I read this ages ago and didn't know what to say. Speechless. I'm here because it came up in correspondence recently--ahem!--about how annoying people can be who say, "I liked it so much that I didn't know what to say."

Man was he drunk! Shit-faced! No that doesn't sound right for such a moving piece. The title says it all. Too overcome by the grape to do anything but write the truth.

Okay, I'd buy that if you had requested it and I'd told you I had written it and you hadn't even been able to squeak out a "Thanks" (one syllable!) because "You liked it so much that you didn't know what to say." ;^D I don't expect anyone to comment on my work, although I'm always thrilled when they do. ;)

However, I liked this particular comment so much that I don't even know what to say. *hides*

Anyway, I'm glad you liked this piece. It's certainly one of my more ... errr ... off-the-wall pieces. It was fun to write though. (And there's a birthday theme where it fits--yay! So it will see light of day again!) He certain was shit-faced, indeed.

Thank you for commenting. (Six syllables! Still not that hard! ;)

I agree that I think Nerds probably had at most ... mixed feelings. But I think she was wise enough to know that the past simply couldn't be undone without consequences greater than her simply being happier and more content.

I also (probably my bias showing!) think that she and Feanor had many, many happy years together. (And now a plotrabbit the size of a T. rex just stomped into the study. Eegads.)

Thank you for reading, and for commenting. :)
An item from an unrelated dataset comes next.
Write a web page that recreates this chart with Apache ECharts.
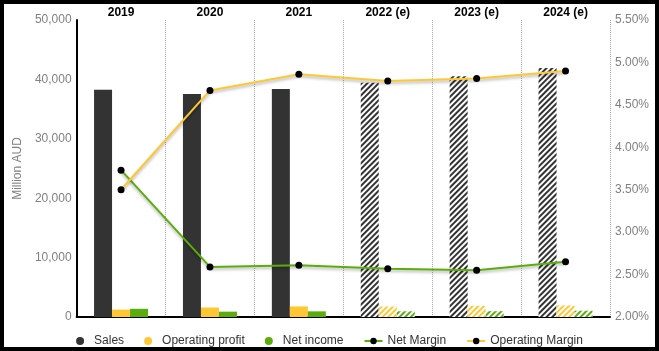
<!DOCTYPE html>
<html>
<head>
<meta charset="utf-8">
<script src="https://cdn.jsdelivr.net/npm/echarts@6/dist/echarts.min.js"></script>
<style>
	html, body { margin: 0; padding: 0; background: #fff; }
	#wrap { width: 659px; height: 351px; box-sizing: border-box; border: 4px solid #000; }
	#main { width: 651px; height: 343px; }
</style>
</head>
<body>
<div id="wrap"><div id="main"></div></div>
<script>
var years = ['2019', '2020', '2021', '2022 (e)', '2023 (e)', '2024 (e)'];
var sales = [38250, 37550, 38400, 39450, 40550, 41900];
var opProfit = [1250, 1600, 1780, 1760, 1880, 1950];
var netIncome = [1380, 900, 950, 960, 980, 1060];
var netMargin = [3.73, 2.59, 2.61, 2.57, 2.55, 2.65];
var opMargin = [3.50, 4.67, 4.86, 4.78, 4.81, 4.90];
var firstEstimate = 3; // 2022 (e) onwards is hatched

var font = 'Liberation Sans, Arial, sans-serif';
var cSales = '#333333', cOp = '#ffc734', cNet = '#5aad0c';

function hatched(arr, color) { //forecast bars get stripes
	return arr.map(function(v, i) {
		if(i < firstEstimate) return v;
		return {
			value: v,
			itemStyle: {
				color: '#fff',
				decal: {
					symbol: 'rect',
					symbolSize: 1,
					color: color,
					dashArrayX: [1, 0],
					dashArrayY: [2, 2],
					rotation: -Math.PI / 4
				}
			}
		};
	});
}

var lineShadow = { shadowColor: 'rgba(0,0,0,0.3)', shadowBlur: 3, shadowOffsetY: 2 };

var chart = echarts.init(document.getElementById('main'));
var option = {
	animation: false,
	textStyle: { fontFamily: font },
	grid: { left: 71, right: 45, top: 16, bottom: 30 },
	legend: {
		bottom: 0,
		padding: 0,
		left: 'center',
		itemWidth: 18,
		itemHeight: 8,
		itemGap: 20,
		textStyle: { fontSize: 12, color: '#333', fontFamily: font },
		data: [
			{ name: 'Sales', icon: 'circle' },
			{ name: 'Operating profit', icon: 'circle' },
			{ name: 'Net income', icon: 'circle' },
			{ name: 'Net Margin' },
			{ name: 'Operating Margin' }
		]
	},
	xAxis: [{
		type: 'category',
		data: years,
		position: 'top',
		axisLine: { show: false },
		axisTick: { show: false },
		axisLabel: { margin: 1, color: '#000', fontWeight: 'bold', fontSize: 12, fontFamily: font },
		splitLine: { show: true, lineStyle: { color: '#aaa', type: 'dotted', width: 1 } }
	}, {
		type: 'category',
		data: years,
		position: 'bottom',
		axisLine: { show: true, lineStyle: { color: '#000', width: 2 } },
		axisTick: { show: false },
		axisLabel: { show: false }
	}],
	yAxis: [{
		type: 'value',
		min: 0,
		max: 50000,
		interval: 10000,
		name: 'Million AUD',
		nameLocation: 'middle',
		nameGap: 50,
		nameTextStyle: { color: '#808080', fontSize: 12, fontFamily: font },
		axisLine: { show: true, lineStyle: { color: '#000', width: 2 } },
		axisTick: { show: false },
		splitLine: { show: false },
		axisLabel: {
			color: '#808080', fontSize: 12, margin: 5,
			formatter: function(v) { return v.toLocaleString('en-US'); }
		}
	}, {
		type: 'value',
		min: 2,
		max: 5.5,
		interval: 0.5,
		position: 'right',
		axisLine: { show: false },
		axisTick: { show: false },
		splitLine: { show: false },
		axisLabel: {
			color: '#808080', fontSize: 12, margin: 5,
			formatter: function(v) { return v.toFixed(2) + '%'; }
		}
	}],
	series: [{
		name: 'Sales',
		type: 'bar',
		barWidth: 18,
		barGap: '0%',
		itemStyle: { color: cSales },
		data: hatched(sales, cSales)
	}, {
		name: 'Operating profit',
		type: 'bar',
		barWidth: 18,
		barGap: '0%',
		itemStyle: { color: cOp },
		data: hatched(opProfit, cOp)
	}, {
		name: 'Net income',
		type: 'bar',
		barWidth: 18,
		barGap: '0%',
		itemStyle: { color: cNet },
		data: hatched(netIncome, cNet)
	}, {
		name: 'Net Margin',
		type: 'line',
		yAxisIndex: 1,
		symbol: 'circle',
		symbolSize: 7,
		z: 5,
		itemStyle: { color: '#000' },
		lineStyle: Object.assign({ color: cNet, width: 2 }, lineShadow),
		data: netMargin
	}, {
		name: 'Operating Margin',
		type: 'line',
		yAxisIndex: 1,
		symbol: 'circle',
		symbolSize: 7,
		z: 5,
		itemStyle: { color: '#000' },
		lineStyle: Object.assign({ color: cOp, width: 2 }, lineShadow),
		data: opMargin
	}]
};
chart.setOption(option);
</script>
</body>
</html>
Hi Dawn, I thought I'd repost my Mefa review for Battle Strategy here:

This ficlet portrays a situation that I think all parents can sympathize with -- a well-intentioned effort to get two siblings to cooperate that goes awry. Dawn beautifully shows us in a short space Finwë’s point of view (which appears overly optimistic) as well as a snapshot of both the hot-tempered Fëanáro and his even-tempered brother Nolofinwë dutifully on his knees[“returning the carven pieces to their correct compartments.”] Dawn writes Finwë’s voice so clearly. And I loved the symbolism of the last line.